Emefiele noted that, contrary to its claims in the media, the foreign firm did not invest any money on the contract in Nigeria.

He said, “We have heard and also read in some media that P&ID or the contractor in this case had mentioned that it had invested close to about $40m in the project. On our part as the Central Bank of Nigeria, we note that P&ID is a foreign company.
“As a foreign company, if you are investing either in a contract or a project in Nigeria, there are various options you will adopt in bringing in your investment.

“As a foreign company, if you are investing either in a contract or a project in Nigeria, there are various options you will adopt in bringing in your investment.
“If you are bringing in capital, in which case you are bringing in the money, you will fill Form A and you will also collect a certificate of capital importation.

“If you are bringing in machine or assets to execute your contract, then in this case you will fill Form M and also collect a certificate of capital importation to prove that you actually brought in money. We have gone through our records, we do not have any information in our records to show that this company brought in one cent into this country.”

On his part, the Acting Chairman of the Economic and Financial Crimes Commission (EFCC), Mr. Ibrahim Magu, who was part of the Nigerian delegation to the court session last week, called for a probe of Justice Christopher Butcher of the London Commercial Court.
He said the court was so desperate to enforce the arbitral award.

Magu, who expressed loss of confidence in the British commercial court, said Nigeria would take the matter up at the diplomatic level.
He said: “The entire transaction is predicated on fraud; complete fraud and irregularities by people trying to exploit the weakness in the system to their advantage. I am also worried that the commercial court that gave the judgment here on the award is so desperate on the enforcement of the judgment itself. That shows clearly that we do not have confidence in the commercial court because they seem to have interest in making sure they enforce it; otherwise they should give us a chance for us to come in with our complaint.
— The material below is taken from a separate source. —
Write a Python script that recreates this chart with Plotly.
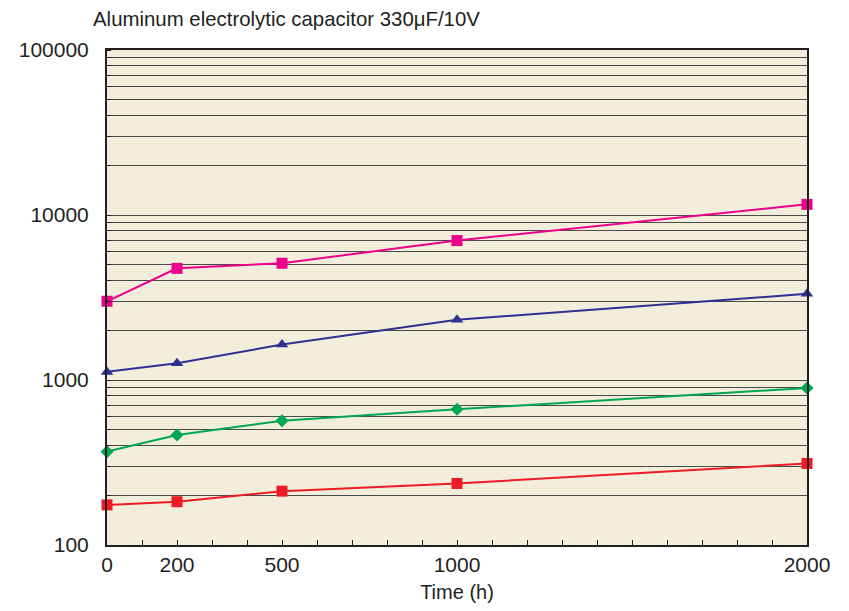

“P&ID does not even exist in Nigeria. It is a shell company and as far as I am concerned, the directors we have committed so far are the witnesses to the agreement and also to the MoU. The main actors who actually signed the MoU and the agreement incidentally are all dead, that is (Michael) Quinn and Lukman (former Nigerian Minister of Petroleum Resources). There is something sneakier to the whole deal.
“We would have to approach at government or diplomatic level. We will also appeal to the appropriate authorities to also investigate the conduct of the judges that actually passed the award because this is the worst in the world.”

On the lessons Nigeria has learnt from the P&ID case, Magu said: “That’s why we are here to deal with the situation on ground. After dealing with the situation on ground, we would address other things. There are some other agreements – about six like that that we need to look into that were against Nigeria, from same judges. The same judges have given another judgment of income against Nigeria. And the same expert opinion was being run. You can see the conspiracy.”

Also, the Minister of Information and Culture, Alhaji Lai Mohammed, said the federal government had been able to establish fraudulent practices, including money transfer between P&ID and some key officials of the Federal Ministry of Petroleum Resources.
Asked if Nigeria was opened to an out-of-court settlement, he said the federal government had not foreclosed any option in resolving the issue.
“Nigeria is doing everything to ensure that all our assets are safe from any embarrassment. I think P&ID is actually panicking because we are actually getting to unravel the sham called P&ID. Don’t forget that even before now, the company had been involved in other sham arbitration awards, some of which had been set aside. I think this is the only government that has the courage to call off the bluff of P&ID and we are not going to stop until we unravel this sham called P&ID,” the minister added.